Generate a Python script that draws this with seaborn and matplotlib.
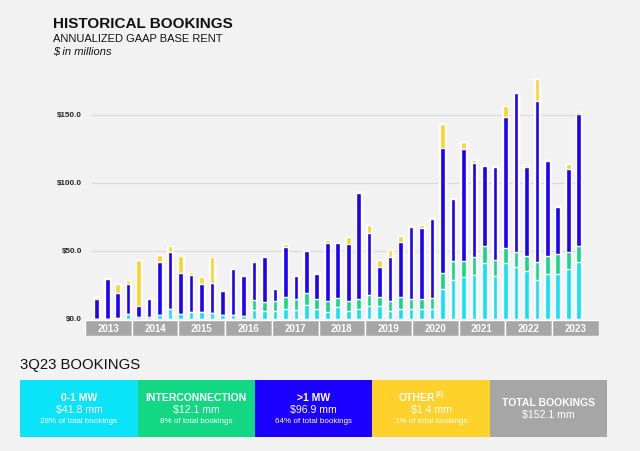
import matplotlib
matplotlib.use("Agg")
import matplotlib.pyplot as plt
from matplotlib.patches import Rectangle
import numpy as np
import pandas as pd
import seaborn as sns

# quarterly bookings, $ millions
quarters = [f"{q}Q{y % 100:02d}" for y in range(2012, 2024) for q in range(1, 5)][:47]

zero_one_mw = [0.3, 0.3, 0.4, 3.4, 1.7, 1.5, 3.0, 7.4, 3.7, 5.4, 5.0, 4.4, 3.2, 3.0, 2.2, 6.6,
               5.9, 5.6, 7.4, 6.9, 10.3, 7.4, 5.4, 8.8, 5.9, 7.1, 9.8, 9.6, 6.1, 7.4, 7.1, 7.6,
               7.4, 21.8, 28.9, 30.6, 32.1, 41.0, 31.6, 41.4, 38.2, 35.1, 28.7, 32.8, 33.3, 36.5, 41.8]
interconnection = [0, 0, 0, 0, 0, 0, 0, 0, 0, 0, 0, 0, 0, 0, 0, 7.1,
                   6.8, 7.4, 8.5, 7.6, 8.6, 7.3, 7.8, 6.4, 7.1, 7.6, 7.8, 6.6, 7.4, 8.8, 7.8, 6.9,
                   8.0, 11.8, 13.5, 12.0, 13.3, 12.4, 11.5, 10.6, 11.1, 11.4, 13.0, 13.5, 14.5, 12.5, 12.1]
over_one_mw = [14.4, 29.4, 19.0, 22.1, 7.6, 12.9, 38.9, 41.6, 29.9, 27.2, 21.0, 22.3, 17.6, 33.5, 29.7, 28.2,
               32.6, 8.8, 37.3, 17.4, 30.9, 18.1, 42.4, 40.4, 42.4, 78.0, 45.9, 22.0, 32.1, 40.7, 53.0, 52.6,
               58.1, 92.4, 45.8, 82.2, 69.6, 58.9, 68.7, 96.8, 117.1, 65.0, 118.6, 70.1, 34.8, 61.5, 96.9]
other = [1.5, 0.7, 6.1, 2.9, 34.1, 1.0, 4.9, 4.9, 12.5, 2.0, 4.9, 18.6, 0.3, 0.5, 0.3, 1.2,
         0.8, 0.3, 1.7, 0.4, 0.3, 1.0, 2.3, 0.3, 4.9, 0.5, 5.4, 5.2, 5.1, 4.4, 0.5, 1.8,
         1.0, 17.4, 0.5, 5.3, 1.7, 0.4, 0.5, 7.6, 0.4, 1.7, 15.9, 0.5, 0.5, 3.2, 1.4]

year_labels = [str(y) for y in range(2013, 2024)]

# 3Q23 summary boxes
box_labels = ["0-1 MW", "INTERCONNECTION", ">1 MW", "OTHER", "TOTAL BOOKINGS"]
box_values = ["$41.8 mm", "$12.1 mm", "$96.9 mm", "$1.4 mm", "$152.1 mm"]
box_shares = ["28% of total bookings", "8% of total bookings", "64% of total bookings",
              "1% of total bookings", None]

BG = "#F2F2F2"
CYAN, GREEN, BLUE, YELLOW, GRAY = "#0BE3F8", "#12D884", "#1B00FF", "#FFD12B", "#A6A6A6"

sns.set_style("white")
plt.rcParams["font.family"] = ["Liberation Sans", "DejaVu Sans"]

df = pd.DataFrame({"quarter": quarters, "c": zero_one_mw, "g": interconnection,
                   "b": over_one_mw, "o": other})
df["lvl1"] = df["c"]
df["lvl2"] = df["lvl1"] + df["g"]
df["lvl3"] = df["lvl2"] + df["b"]
df["lvl4"] = df["lvl3"] + df["o"]

W, H = 640, 451
fig = plt.figure(figsize=(W / 100, H / 100), dpi=100, facecolor=BG)


def fx(px):
    return px / W


def fy(py):
    return (H - py) / H


# main bar chart
ax = fig.add_axes([fx(92), fy(319), fx(584 - 92), (319 - 74.2) / H])
ax.set_facecolor(BG)
for yv in [50, 100, 150]:
    ax.axhline(yv, color="#D9D9D9", lw=0.8, zorder=0)

# white halo behind bars, then layered cumulative heights
sns.barplot(data=df, x="quarter", y="lvl4", order=quarters, color="white", width=0.58,
            saturation=1, errorbar=None, ax=ax, zorder=2)
for col, c in [("lvl4", YELLOW), ("lvl3", BLUE), ("lvl2", GREEN), ("lvl1", CYAN)]:
    sns.barplot(data=df, x="quarter", y=col, order=quarters, color=c, width=0.44,
                saturation=1, errorbar=None, ax=ax, zorder=3)

ax.set_xlim(-0.45, 46.5)
ax.set_ylim(0, 180)
ax.set_yticks([0, 50, 100, 150])
ax.set_yticklabels(["$0.0", "$50.0", "$100.0", "$150.0"], fontsize=5.8,
                   fontweight="bold", color="#222222")
ax.set_xticks([])
ax.set_xlabel("")
ax.set_ylabel("")
ax.tick_params(axis="y", length=0, pad=7.2)
sns.despine(ax=ax, left=True, bottom=True)

# year band under the bars
axb = fig.add_axes([fx(85), fy(335.5), fx(598.7 - 85), 15.5 / H])
axb.bar(range(len(year_labels)), [1] * len(year_labels), width=1, color=GRAY)
for i in range(1, len(year_labels)):
    axb.axvline(i - 0.5, color="white", lw=0.8, ls=(0, (1, 1.5)))
for i, lab in enumerate(year_labels):
    axb.text(i, 0.45, lab, ha="center", va="center", color="white",
             fontsize=7, fontweight="bold")
axb.set_xlim(-0.5, len(year_labels) - 0.5)
axb.set_ylim(0, 1)
axb.axis("off")

# titles
fig.text(fx(52.7), fy(28.3), "HISTORICAL BOOKINGS", fontsize=11, fontweight="bold",
         color="#111111", va="baseline")
fig.text(fx(52.7), fy(42.3), "ANNUALIZED GAAP BASE RENT", fontsize=8,
         color="#111111", va="baseline")
fig.text(fx(52.7), fy(55.5), "$ in millions", fontsize=8, style="italic",
         color="#111111", va="baseline")

fig.text(fx(20), fy(365.5), "3Q23 BOOKINGS", fontsize=10.7, color="#111111", va="center")

# summary boxes
edges = [20.4, 137.6, 255, 372, 490, 607]
box_colors = [CYAN, GREEN, BLUE, YELLOW, GRAY]
top, bot = 380, 437
for i, lab in enumerate(box_labels):
    x0, x1 = edges[i], edges[i + 1]
    fig.add_artist(Rectangle((fx(x0), fy(bot)), fx(x1 - x0), (bot - top) / H,
                             transform=fig.transFigure, color=box_colors[i], lw=0))
    cx = (x0 + x1) / 2
    if box_shares[i] is None:
        fig.text(fx(cx), fy(402.8), lab, ha="center", va="center", color="white",
                 fontsize=7.5, fontweight="bold")
        fig.text(fx(cx), fy(415.3), box_values[i], ha="center", va="center",
                 color="white", fontsize=7.6)
        continue
    if lab == "OTHER":
        fig.text(fx(cx + 4), fy(397.8), lab, ha="right", va="center", color="white",
                 fontsize=7.5, fontweight="bold")
        fig.text(fx(cx + 4.5), fy(394.5), "(1)", ha="left", va="center", color="white",
                 fontsize=4.8, fontweight="bold")
    else:
        fig.text(fx(cx), fy(397.8), lab, ha="center", va="center", color="white",
                 fontsize=7.5, fontweight="bold")
    fig.text(fx(cx), fy(410.3), box_values[i], ha="center", va="center",
             color="white", fontsize=7.6)
    fig.text(fx(cx), fy(421.6), box_shares[i], ha="center", va="center",
             color="white", fontsize=5.8)

fig.savefig("out.png", dpi=100, facecolor=BG)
==========
— EXERCISE DETAILS —
Exclude the pictures, and transcribe all of the material exactly.

— ANSWER TO THE PROBLEM —
Generate a Python script that draws this with seaborn and matplotlib.
import matplotlib
matplotlib.use("Agg")
import matplotlib.pyplot as plt
from matplotlib.patches import Rectangle
import numpy as np
import pandas as pd
import seaborn as sns

# quarterly bookings, $ millions
quarters = [f"{q}Q{y % 100:02d}" for y in range(2012, 2024) for q in range(1, 5)][:47]

zero_one_mw = [0.3, 0.3, 0.4, 3.4, 1.7, 1.5, 3.0, 7.4, 3.7, 5.4, 5.0, 4.4, 3.2, 3.0, 2.2, 6.6,
               5.9, 5.6, 7.4, 6.9, 10.3, 7.4, 5.4, 8.8, 5.9, 7.1, 9.8, 9.6, 6.1, 7.4, 7.1, 7.6,
               7.4, 21.8, 28.9, 30.6, 32.1, 41.0, 31.6, 41.4, 38.2, 35.1, 28.7, 32.8, 33.3, 36.5, 41.8]
interconnection = [0, 0, 0, 0, 0, 0, 0, 0, 0, 0, 0, 0, 0, 0, 0, 7.1,
                   6.8, 7.4, 8.5, 7.6, 8.6, 7.3, 7.8, 6.4, 7.1, 7.6, 7.8, 6.6, 7.4, 8.8, 7.8, 6.9,
                   8.0, 11.8, 13.5, 12.0, 13.3, 12.4, 11.5, 10.6, 11.1, 11.4, 13.0, 13.5, 14.5, 12.5, 12.1]
over_one_mw = [14.4, 29.4, 19.0, 22.1, 7.6, 12.9, 38.9, 41.6, 29.9, 27.2, 21.0, 22.3, 17.6, 33.5, 29.7, 28.2,
               32.6, 8.8, 37.3, 17.4, 30.9, 18.1, 42.4, 40.4, 42.4, 78.0, 45.9, 22.0, 32.1, 40.7, 53.0, 52.6,
               58.1, 92.4, 45.8, 82.2, 69.6, 58.9, 68.7, 96.8, 117.1, 65.0, 118.6, 70.1, 34.8, 61.5, 96.9]
other = [1.5, 0.7, 6.1, 2.9, 34.1, 1.0, 4.9, 4.9, 12.5, 2.0, 4.9, 18.6, 0.3, 0.5, 0.3, 1.2,
         0.8, 0.3, 1.7, 0.4, 0.3, 1.0, 2.3, 0.3, 4.9, 0.5, 5.4, 5.2, 5.1, 4.4, 0.5, 1.8,
         1.0, 17.4, 0.5, 5.3, 1.7, 0.4, 0.5, 7.6, 0.4, 1.7, 15.9, 0.5, 0.5, 3.2, 1.4]

year_labels = [str(y) for y in range(2013, 2024)]

# 3Q23 summary boxes
box_labels = ["0-1 MW", "INTERCONNECTION", ">1 MW", "OTHER", "TOTAL BOOKINGS"]
box_values = ["$41.8 mm", "$12.1 mm", "$96.9 mm", "$1.4 mm", "$152.1 mm"]
box_shares = ["28% of total bookings", "8% of total bookings", "64% of total bookings",
              "1% of total bookings", None]

BG = "#F2F2F2"
CYAN, GREEN, BLUE, YELLOW, GRAY = "#0BE3F8", "#12D884", "#1B00FF", "#FFD12B", "#A6A6A6"

sns.set_style("white")
plt.rcParams["font.family"] = ["Liberation Sans", "DejaVu Sans"]

df = pd.DataFrame({"quarter": quarters, "c": zero_one_mw, "g": interconnection,
                   "b": over_one_mw, "o": other})
df["lvl1"] = df["c"]
df["lvl2"] = df["lvl1"] + df["g"]
df["lvl3"] = df["lvl2"] + df["b"]
df["lvl4"] = df["lvl3"] + df["o"]

W, H = 640, 451
fig = plt.figure(figsize=(W / 100, H / 100), dpi=100, facecolor=BG)


def fx(px):
    return px / W


def fy(py):
    return (H - py) / H


# main bar chart
ax = fig.add_axes([fx(92), fy(319), fx(584 - 92), (319 - 74.2) / H])
ax.set_facecolor(BG)
for yv in [50, 100, 150]:
    ax.axhline(yv, color="#D9D9D9", lw=0.8, zorder=0)

# white halo behind bars, then layered cumulative heights
sns.barplot(data=df, x="quarter", y="lvl4", order=quarters, color="white", width=0.58,
            saturation=1, errorbar=None, ax=ax, zorder=2)
for col, c in [("lvl4", YELLOW), ("lvl3", BLUE), ("lvl2", GREEN), ("lvl1", CYAN)]:
    sns.barplot(data=df, x="quarter", y=col, order=quarters, color=c, width=0.44,
                saturation=1, errorbar=None, ax=ax, zorder=3)

ax.set_xlim(-0.45, 46.5)
ax.set_ylim(0, 180)
ax.set_yticks([0, 50, 100, 150])
ax.set_yticklabels(["$0.0", "$50.0", "$100.0", "$150.0"], fontsize=5.8,
                   fontweight="bold", color="#222222")
ax.set_xticks([])
ax.set_xlabel("")
ax.set_ylabel("")
ax.tick_params(axis="y", length=0, pad=7.2)
sns.despine(ax=ax, left=True, bottom=True)

# year band under the bars
axb = fig.add_axes([fx(85), fy(335.5), fx(598.7 - 85), 15.5 / H])
axb.bar(range(len(year_labels)), [1] * len(year_labels), width=1, color=GRAY)
for i in range(1, len(year_labels)):
    axb.axvline(i - 0.5, color="white", lw=0.8, ls=(0, (1, 1.5)))
for i, lab in enumerate(year_labels):
    axb.text(i, 0.45, lab, ha="center", va="center", color="white",
             fontsize=7, fontweight="bold")
axb.set_xlim(-0.5, len(year_labels) - 0.5)
axb.set_ylim(0, 1)
axb.axis("off")

# titles
fig.text(fx(52.7), fy(28.3), "HISTORICAL BOOKINGS", fontsize=11, fontweight="bold",
         color="#111111", va="baseline")
fig.text(fx(52.7), fy(42.3), "ANNUALIZED GAAP BASE RENT", fontsize=8,
         color="#111111", va="baseline")
fig.text(fx(52.7), fy(55.5), "$ in millions", fontsize=8, style="italic",
         color="#111111", va="baseline")

fig.text(fx(20), fy(365.5), "3Q23 BOOKINGS", fontsize=10.7, color="#111111", va="center")

# summary boxes
edges = [20.4, 137.6, 255, 372, 490, 607]
box_colors = [CYAN, GREEN, BLUE, YELLOW, GRAY]
top, bot = 380, 437
for i, lab in enumerate(box_labels):
    x0, x1 = edges[i], edges[i + 1]
    fig.add_artist(Rectangle((fx(x0), fy(bot)), fx(x1 - x0), (bot - top) / H,
                             transform=fig.transFigure, color=box_colors[i], lw=0))
    cx = (x0 + x1) / 2
    if box_shares[i] is None:
        fig.text(fx(cx), fy(402.8), lab, ha="center", va="center", color="white",
                 fontsize=7.5, fontweight="bold")
        fig.text(fx(cx), fy(415.3), box_values[i], ha="center", va="center",
                 color="white", fontsize=7.6)
        continue
    if lab == "OTHER":
        fig.text(fx(cx + 4), fy(397.8), lab, ha="right", va="center", color="white",
                 fontsize=7.5, fontweight="bold")
        fig.text(fx(cx + 4.5), fy(394.5), "(1)", ha="left", va="center", color="white",
                 fontsize=4.8, fontweight="bold")
    else:
        fig.text(fx(cx), fy(397.8), lab, ha="center", va="center", color="white",
                 fontsize=7.5, fontweight="bold")
    fig.text(fx(cx), fy(410.3), box_values[i], ha="center", va="center",
             color="white", fontsize=7.6)
    fig.text(fx(cx), fy(421.6), box_shares[i], ha="center", va="center",
             color="white", fontsize=5.8)

fig.savefig("out.png", dpi=100, facecolor=BG)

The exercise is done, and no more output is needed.